Potent low molecular weight substrates for protein-tyrosine phosphatase

The ability of protein-tyrosine phosphatases (PTPases) to catalyze the hydrolysis of simple aromatic phosphates has been recognized for some time. However, these compounds are significantly poorer substrates than their peptide-based counterparts containing phosphotyrosine. Consequently, the effort to create potent PTPase substrates has predominately focused on the use of peptidic carriers to deliver the phosphotyrosine moiety to the enzyme active site. We now report the synthesis and evaluation of several low molecular weight aromatic phosphates that serve as robust substrates for the rat PTPase, PTP1. We initially surveyed the ability of PTP1 to catalyze the hydrolysis of a variety of phenyl phosphate structural variants. Sterically demanding substituents positioned ortho and (to a lesser extent) meta to the phosphate group severely compromise the ability of these species to serve as phosphatase substrates.
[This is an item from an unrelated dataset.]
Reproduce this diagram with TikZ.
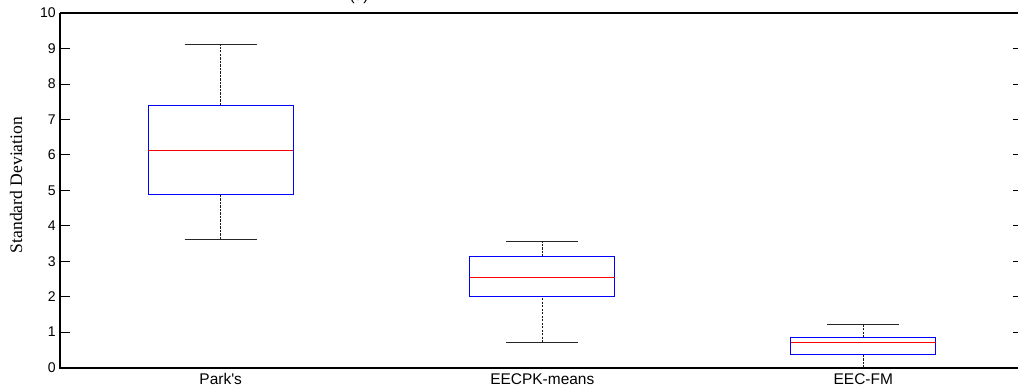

However, both benzylic and negatively charged substituents para to the hydrolyzable phosphate dramatically promote hydrolytic efficiency, which appears to be augmented through a dramatic enhancement in the affinity of the substrate for PTP1. The best substrate examined in this study exhibits a K-m of 16 +/- 3 mu M. In addition, it serves as an inhibitor of the PTP1-catalyzed hydrolysis of p-nitrophenyl phosphate with a K-i of 4.9 +/- 0.7 mu M. The extraordinary structural simplicity of this compound, as well as those of several others described herein, provides a promising starting point for the design of potent PTPase inhibitors.